この手のドラマではよく出てくるのですが、
各学校に派遣された軍人(軍事派遣教官)
にいじめられたり、
良い軍事教官に助けられたりします。
こちらもシナリオとしては定石通り王道です。


映画では戦争前の、
現代とよく似た雰囲気が印象的です。
それは、あまりに普通でこんな感じだったの?
・・と何故か馴染みが無いのです。

その後、
戦争が近づき終戦に向けどんどん厳しさを増し、
なぜか私たちがよく知っている、
暗いイメージの戦中となります。

そして映画では敗戦を迎えます。

正しく国際情勢を捕らえ、
知識や知恵に富み、
最後まで家族を守りきった父親でしたが、
それでも戦争に負け急にやる気をなくします。

それに反して、
鬼畜米英といっていた町の人達が、
進駐軍に愛想を振りまいている様子が
映し出され、複雑な気分となります。

息子(少年H)から、
何だよ父ちゃん。

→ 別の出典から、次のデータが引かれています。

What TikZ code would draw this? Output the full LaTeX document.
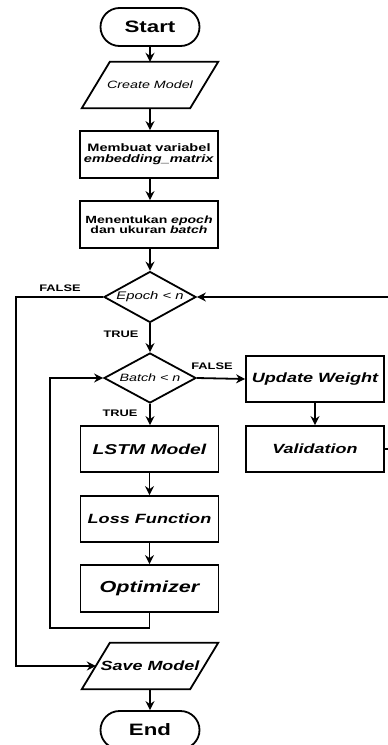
\documentclass[tikz,border=0pt]{standalone}
\usepackage{fontspec}
\setmainfont[FakeStretch=1.35]{Liberation Sans}
\usetikzlibrary{arrows.meta,shapes.geometric}
\newcommand\fsz[1]{\fontsize{#1}{#1}\selectfont}
\tikzset{
 base/.style={draw, line width=1.8pt, fill=white, text=black, align=center, inner sep=0pt},
 proc/.style={base, rectangle, minimum width=138pt, minimum height=46pt},
 term/.style={base, rectangle, rounded corners=19pt, minimum width=99pt, minimum height=38pt},
 dec/.style={base, diamond, aspect=1.8, minimum width=92pt, minimum height=51pt},
 iotext/.style={inner sep=0pt, minimum width=108pt, minimum height=46pt, align=center},
 para/.style={draw, line width=1.8pt, fill=white},
 arr/.style={line width=1.8pt, -{Stealth[length=9pt,width=9pt,inset=3pt]}},
 lbl/.style={font=\fsz{9.5}\bfseries, inner sep=0pt}
}
\begin{document}
\begin{tikzpicture}[x=1pt,y=-1pt]
\useasboundingbox (0,0) rectangle (388,745);
% nodes
\node[term, font=\fsz{16.5}\bfseries] (start) at (150,27) {Start};
\node[iotext] (create) at (150,85) {};
\draw[para] ([xshift=14pt]create.north west) -- ([xshift=14pt]create.north east) -- ([xshift=-14pt]create.south east) -- ([xshift=-14pt]create.south west) -- cycle;
\node[font=\fsz{10.6}\itshape] at (create) {Create Model};
\node[proc, minimum height=47pt, font=\fsz{10.8}\bfseries, align=center] (emb) at (149,154.5) {Membuat variabel\\[0pt]\textit{embedding\_matrix}};
\node[proc, minimum height=47pt, font=\fsz{10.4}\bfseries, align=center] (epset) at (149,224.5) {Menentukan \textit{epoch}\\[0pt]dan ukuran \textit{batch}};
\node[dec, font=\fsz{11}\itshape] (epoch) at (150,297) {Epoch {<} n};
\node[dec, minimum height=50pt, font=\fsz{10.6}\itshape] (batch) at (150,378) {Batch {<} n};
\node[proc, font=\fsz{13.4}\bfseries\itshape] (update) at (315,379) {Update Weight};
\node[proc, font=\fsz{13.3}\bfseries\itshape] (valid) at (315,449) {Validation};
\node[proc, font=\fsz{14.3}\bfseries\itshape] (lstm) at (149.5,449) {LSTM Model};
\node[proc, font=\fsz{13.4}\bfseries\itshape] (loss) at (149.5,519) {Loss Function};
\node[proc, minimum height=47pt, font=\fsz{16}\bfseries\itshape] (optim) at (149.5,588.5) {Optimizer};
\node[iotext] (save) at (150,666) {};
\draw[para] ([xshift=14pt]save.north west) -- ([xshift=14pt]save.north east) -- ([xshift=-14pt]save.south east) -- ([xshift=-14pt]save.south west) -- cycle;
\node[font=\fsz{13.3}\bfseries\itshape] at (save) {Save Model};
\node[term, font=\fsz{16.5}\bfseries] (end) at (150,730) {End};
% labels
\node[lbl] (f1) at (60,288) {FALSE};
\node[lbl] (t1) at (121,334) {TRUE};
\node[lbl] (f2) at (212,366) {FALSE};
\node[lbl] (t2) at (120,413) {TRUE};
% connectors
\draw[arr] (start) -- (create);
\draw[arr] (create) -- (emb.north -| create);
\draw[arr] (emb.south -| create) -- (epset.north -| create);
\draw[arr] (epset.south -| epoch) -- (epoch.north);
\draw[arr] (epoch.south) -- (batch.north);
\draw[arr] (batch.east) -- (update.west);
\draw[arr] (update) -- (valid);
\draw[arr] (batch.south) -- (lstm.north -| batch);
\draw[arr] (lstm) -- (loss);
\draw[arr] (loss) -- (optim);
\draw[arr] (optim.south) -- ++(0,15) -| ([xshift=-53pt]batch.west) -- (batch.west);
\draw[arr] (epoch.west) -- ++(-87,0) |- (save.west);
\draw[arr] (valid.east) -- ++(20,0) |- (epoch.east);
\draw[arr] (save.south) -- (end.north);
\end{tikzpicture}
\end{document}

しっかりしろよ。
みたいな事を言われ、
その一言でやる気を取り戻し、
再び仕立屋を再開します。


印象的なシーンが連続し、

特に、空襲の様子などが再現され、
焼夷弾というものは、
こんな感じで振ってくるのか。
などと感心します。

そして予告編でも観られる、
焼け野原と成った神戸で

水谷豊さんが焼け焦げたミシンを拾うシーンなど、
戦場のピアニスト」を彷彿させる
名シーンと思いました。

素晴らしいシーンと、
考えさせられるシーンが交互に現れ、
娯楽と言うよりも、
重い映画といった印象もあります。

しかし、
水谷さん一家(映画では妹尾家)は、
誰一人戦争で犠牲になることもなく、
戦後の食糧難の時代にも親戚からご飯(白米)
をもらえるなど、

当時としては恵まれた一家として表現されています。

この家族で亡くなる人が出ると、
亡くなった人を中心とする
悲しいドラマと成ってしまうので、
あえてあまりそういったことは表現しなかった
のだと思います。

つまり、本作で表現したかったのは、
もっと別の所に有るのです。


映画を見終えた今感じるのは、

戦争の足音が聞こえてきたら、
どういったことが待ち受けているのか。
想像ができるということです。

戦後何十年もたってから生まれた私たちは、
戦前は現代とはまったく違った時代と考えがちですが、
映画を観ればそれが、間違いであることが分かります。

映画表現が全て正しいと云うつもりは有りませんが、
乗り物や家電が古いだけで、
現代とは大きく変わらない生活がそこには有ったのです。


この夏に、
表現の自由が無くなったときに戦争が起きる。
というような事を書いた記事を読みましたが、

究極はアルファベットを使って良いのか?

という問いです。

たとえば、このような「表現の自由」とはなにか、
「少年H」が着る胸の大きなHの刺繍で表現した
のではないかと感じました。

つまり、この映画は一見家族の団結や
その時代に生きた人間の強さを表現しているように
見せつつ、

本当は表現や通信の自由の大切さを
伝えたかったのではないかと感じました。


さてこの映画は、水谷家の4名の他は、
主要人物が6名しかでてきません。

良い軍事教官を演じる佐々木蔵之介さん
悪い軍事教官を演じる原田泰三さん

最高に填っていて良かったです。

唯一キャスティングに疑問を感じたのは、
水谷豊さん伊東欄さん夫妻で、
少年(とその妹)の年齢を考えると、
一回りは歳を取りすぎていると思いました。

昭和初期であることを考えると、
結婚年齢や出産年齢は20代前半でしょうから、
中学生の子供がいる両親は30代でなくては
あいません。

この映画のキャスティングは実に良いと思うのですが、
そういった年齢の違和感を越えて
あえて水谷さん夫妻を選んだということは、

つまり、今時の30代の若者では絶対表現できない
重厚感のようなものを表現するためだった
に違い有りません。


こんな訳で、映画「少年H」は
戦争に対し変な主義主張が感じられず、
人それぞれ感じるところの多い映画と思います。

少年少女から戦争をしる大人まで、
幅広くお勧めです。

とても印象深かった今日の一本です。


http://www.shonen-h.com/pc/movie.html

追伸)
実は私の母親は若い頃、
女性向けの洋服を作っており、
足踏みミシンを使っていました。

そんなミシンの様子や、
型紙や生地を切る姿など、
映画を観ながら本当に懐かしく思いました。

ちなみに映画では、
水谷豊さんが奥様役の伊東欄さんの洋服を作る
シーンがありますが、
私の母親は男向けの洋服は(母の技術では)作れない
といって作ってくれませんでした。

シャツやズボンの造りが、
男女で大きく違うとは思えませんが、
(右前左前が違うぐらい?)
この理由は未だ不明です。

という訳で、
私も名前的には、少年Hですが、
母親に洋服を作ってもらったことはありません。